Sterne, Jonathan A.C., et al. "Multiple Imputation for Missing Data in Epidemiological and Clinical Research: Potential and Pitfalls." BMJ 338 (2009): b2393. Though from epidemiology, this paper provides one of the clearest accessible explanations of the distinction between MCAR, MAR, and MNAR missing data mechanisms — the conceptual framework applied in Case Study 5.1. The political applications are direct: vote history missingness, undercoverage in phone surveys, and non-disclosure of donor occupations all reflect the MNAR pattern.

Data Visualization

Wilke, Claus O. Fundamentals of Data Visualization. O'Reilly, 2019. A principles-based guide to visualization that covers why certain chart types work for certain data types and how to make effective choices. The chapters on visualizing distributions, amounts, and proportions are directly relevant to the voter demographic charts in this chapter. Available free at clauswilke.com/dataviz.
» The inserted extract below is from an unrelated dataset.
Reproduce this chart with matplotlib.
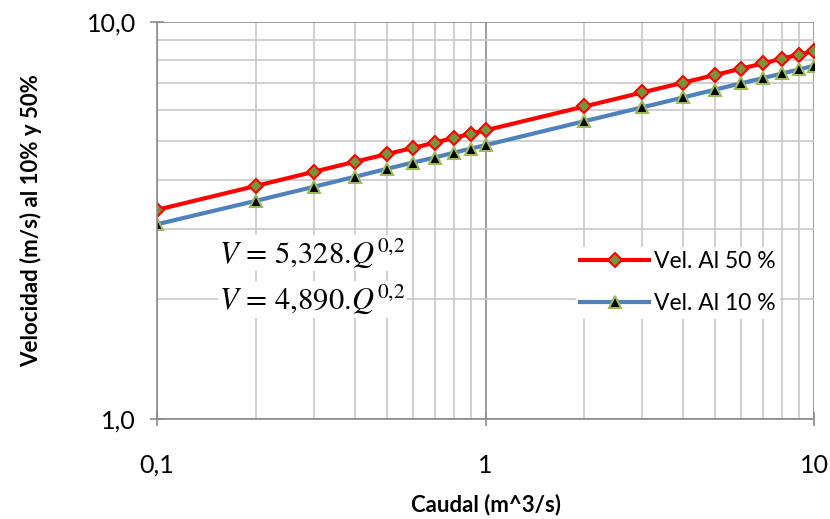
import matplotlib
matplotlib.use("Agg")
import matplotlib.pyplot as plt
from matplotlib.ticker import FixedLocator, NullFormatter, LogLocator

plt.rcParams['font.family'] = ['Lato', 'DejaVu Sans']
plt.rcParams['mathtext.fontset'] = 'stix'

# caudal (m^3/s)
caudal = [0.1, 0.2, 0.3, 0.4, 0.5, 0.6, 0.7, 0.8, 0.9, 1.0,
          2.0, 3.0, 4.0, 5.0, 6.0, 7.0, 8.0, 9.0, 10.0]
# velocidad al 50 %
vel_50 = [3.36, 3.86, 4.19, 4.44, 4.64, 4.81, 4.96, 5.10, 5.22, 5.33,
          6.12, 6.64, 7.03, 7.35, 7.62, 7.86, 8.08, 8.27, 8.44]
# velocidad al 10 %
vel_10 = [3.09, 3.54, 3.84, 4.07, 4.26, 4.42, 4.55, 4.68, 4.79, 4.89,
          5.62, 6.09, 6.45, 6.75, 7.00, 7.22, 7.41, 7.59, 7.75]

fig = plt.figure(figsize=(8.3, 5.19), dpi=100)
ax = fig.add_axes([0.189, 0.193, 0.792, 0.765])

ax.set_xscale('log')
ax.set_yscale('log')
ax.set_xlim(0.1, 10)
ax.set_ylim(1, 10)

# rejilla
ax.xaxis.set_minor_locator(LogLocator(base=10, subs=range(2, 10)))
ax.yaxis.set_minor_locator(LogLocator(base=10, subs=range(2, 10)))
ax.xaxis.set_minor_formatter(NullFormatter())
ax.yaxis.set_minor_formatter(NullFormatter())
ax.grid(which='minor', color='#c8c8c8', linewidth=1.2)
ax.grid(which='major', color='#8c8c8c', linewidth=1.2)
ax.set_axisbelow(True)

ax.xaxis.set_major_locator(FixedLocator([0.1, 1, 10]))
ax.yaxis.set_major_locator(FixedLocator([1, 10]))
ax.set_xticklabels(['0,1', '1', '10'])
ax.set_yticklabels(['1,0', '10,0'])
ax.tick_params(which='major', direction='inout', length=10, width=1.2,
               color='#8c8c8c', labelsize=18)
ax.tick_params(axis='x', which='major', pad=20)
ax.tick_params(axis='y', which='major', pad=10)
ax.tick_params(which='minor', length=0)

for s in ['top', 'right']:
    ax.spines[s].set_visible(False)
for s in ['left', 'bottom']:
    ax.spines[s].set_color('#8c8c8c')
    ax.spines[s].set_linewidth(1.2)

ax.plot(caudal, vel_50, color='#ff0000', linewidth=3, marker='D',
        markersize=7, markerfacecolor='#77933c', markeredgecolor='#ff0000',
        markeredgewidth=1.5, label='Vel. Al 50 %')
ax.plot(caudal, vel_10, color='#4f81bd', linewidth=3, marker='^',
        markersize=8, markerfacecolor='#000000', markeredgecolor='#9bbb59',
        markeredgewidth=1.5, label='Vel. Al 10 %')

ax.set_xlabel('Caudal (m^3/s)', fontsize=16, fontweight='bold', labelpad=12)
ax.set_ylabel('Velocidad (m/s) al 10% y 50%', fontsize=16, fontweight='bold',
              labelpad=32)

bb = dict(facecolor='white', edgecolor='none', pad=1)
ax.text(0.095, 0.418, r'$V\,=\,5{,}328.\!Q^{0{,}2}$', transform=ax.transAxes,
        fontsize=22, ha='left', va='center', bbox=bb)
ax.text(0.095, 0.3, r'$V\,=\,4{,}890.\!Q^{0{,}2}$', transform=ax.transAxes,
        fontsize=22, ha='left', va='center', bbox=bb)

leg = ax.legend(loc='upper left', bbox_to_anchor=(0.62, 0.462), frameon=True,
                fontsize=16.5, handlelength=3, labelspacing=0.9,
                borderpad=0.2, handletextpad=0.2)
leg.get_frame().set_edgecolor('none')
leg.get_frame().set_facecolor('white')
leg.get_frame().set_alpha(1)

fig.savefig('out.png', dpi=100)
Schwabish, Jonathan. Better Data Visualizations: A Guide for Scholars, Researchers, and Wonks. Columbia University Press, 2021. Targeted specifically at researchers and policy analysts — the audience most likely to be working with data like the ODA Dataset. Schwabish's advice on chart selection, annotation, and storytelling with data is practical and immediately applicable.

Cairo, Alberto. The Truthful Art: Data, Charts, and Maps for Communication. New Riders, 2016. A comprehensive treatment of data visualization from a journalism perspective, covering both the technical and ethical dimensions of visual representation. Cairo's discussion of the difference between exploration and communication charts directly maps to Section 5.7, and his treatment of choropleth maps is essential background for the density-vs.-count map discussion in Case Study 5.2.

Data Ethics and "Who Gets Counted"

D'Ignazio, Catherine, and Lauren F. Klein. Data Feminism. MIT Press, 2020. A rigorous and accessible argument that data practices embed power relations that shape whose experiences are counted, whose are invisible, and who benefits from data-driven decisions. The book's "Principle 1: Examine Power" and "Principle 7: Make Labor Visible" are directly relevant to the "Who Gets Counted" framework in Section 5.12. Available free at datafeminism.io.

Benjamin, Ruha. Race After Technology: Abolitionist Tools for the New Jim Code. Polity, 2019. Benjamin's analysis of how algorithmic systems replicate and amplify racial inequality applies directly to voter targeting models built on historical turnout data. Communities that faced structural barriers to voting in the past have lower historical turnout, which translates into lower turnout propensity scores, which translates into lower campaign investment — a self-reinforcing cycle that the ODA voter file's vote_history_* columns quietly embed.